Depending on who you talk to, you’ll hear a variety of theories about what makes a great shooter. In the end, though, it comes down to this: a quality shooter should be fun to play… repeatedly. That’s all there is to it, and that’s why Nanostray 2 is such a success.
You’ll notice immediately that Nanostry 2 looks and sounds great. Even the title screen is impressive. The stages themselves are alive with moving architecture, swarming fighter ships, mid-level bosses and massive vessels at their conclusion. The music also is high-quality, orchestrated in a sci-fi manner without generic rock guitars in some games. There’s even digital voice acting that goes well beyond the “you died, ha ha ha” variety. Numerous console titles fall short of the quality on displathat ruin the mood in here.
Within that framework rest several worthwhile modes. Start with the “Adventure” one. There, you’ll find a vertically-scrolling introductory stage that acquaints you with your ship and its means of defense. You have three points of customization for peripheral shots. When you begin a new area, you can only fire straight forward. Before long you’ll also have two supplemental cannons firing to your specifications (modified to your liking on the menu that precedes each stage). These can then be repositioned using the shoulder buttons to shoot in pretty much any direction you choose.
Whether they scroll horizontally or vertically—and Nanostray 2 includes numerous areas of both orientations—the stages you encounter are built around proper use of your firepower. You’ll find shafts with wall-mounted cannons that can pepper you with bullets if you let them, but once you know where they are it’s not difficult at all to shift your assault ever so slightly and remove them before they can even pose a threat. Memorization plays a significant role even in early stages. Ships might slam into your side before you know they’re coming on your first trip through an area, but the second or third time, you can great them with a barrage of bullets even before they arrive. There also are rechargeable special weapons, which the savvy player will mostly save for spectacular showdowns with stage-end bosses (or for those who drop a bunch of the coins that replenish your meter). It’s fun to figure out how to put everything together in a way that allows you to beat your previous best performance within a given stage. Even when you can get through a stage without losing a ship, there’s usually a general feeling that you can do better and a desire to prove it.

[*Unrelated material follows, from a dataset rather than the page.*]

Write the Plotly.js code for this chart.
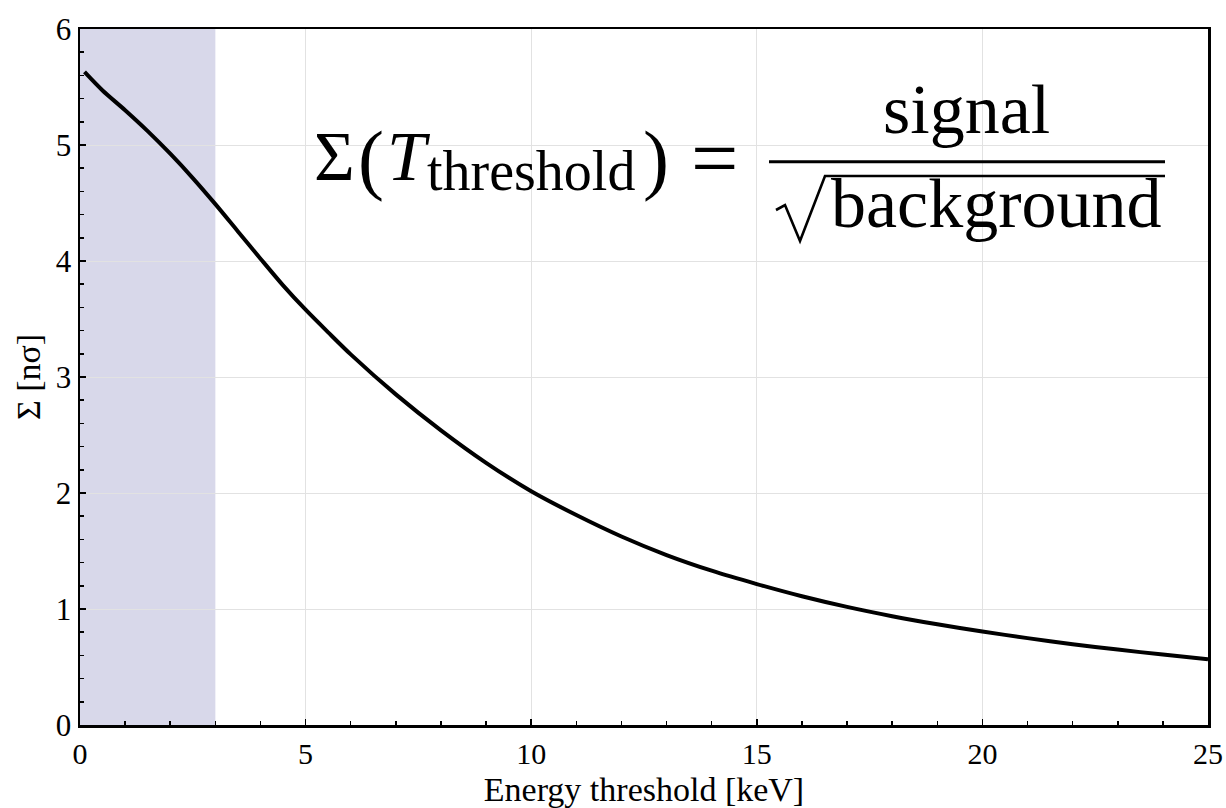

Once you’ve accessed a new area by progressing that far in the “Adventure” mode, you can also practice it in the “Arcade” setting without repeating familiar stages too much. If that’s not enough to hone your skills, there also are “Challenge” and “Simulators” options that truly put your ingenuity to the test. For example, one challenge might ask you to move around the center of the screen dodging bullets and ducking behind moving barriers. If you can accomplish such feats and yet still have trouble with the main game, you’re perhaps doomed to suck at shooters forever.
Traditionally, games that needed to carve out a niche for themselves within the crowded shooter genre have done so by introducing a new gimmick. Nanostray 2 relies instead on pure polish. The result is a game that feels a lot like the best parts of many classics that came before it. It might not appeal to the folk that engage in epic debates about the differences between Cave and Psikyo, but for the rest of us it’s well beyond satisfactory.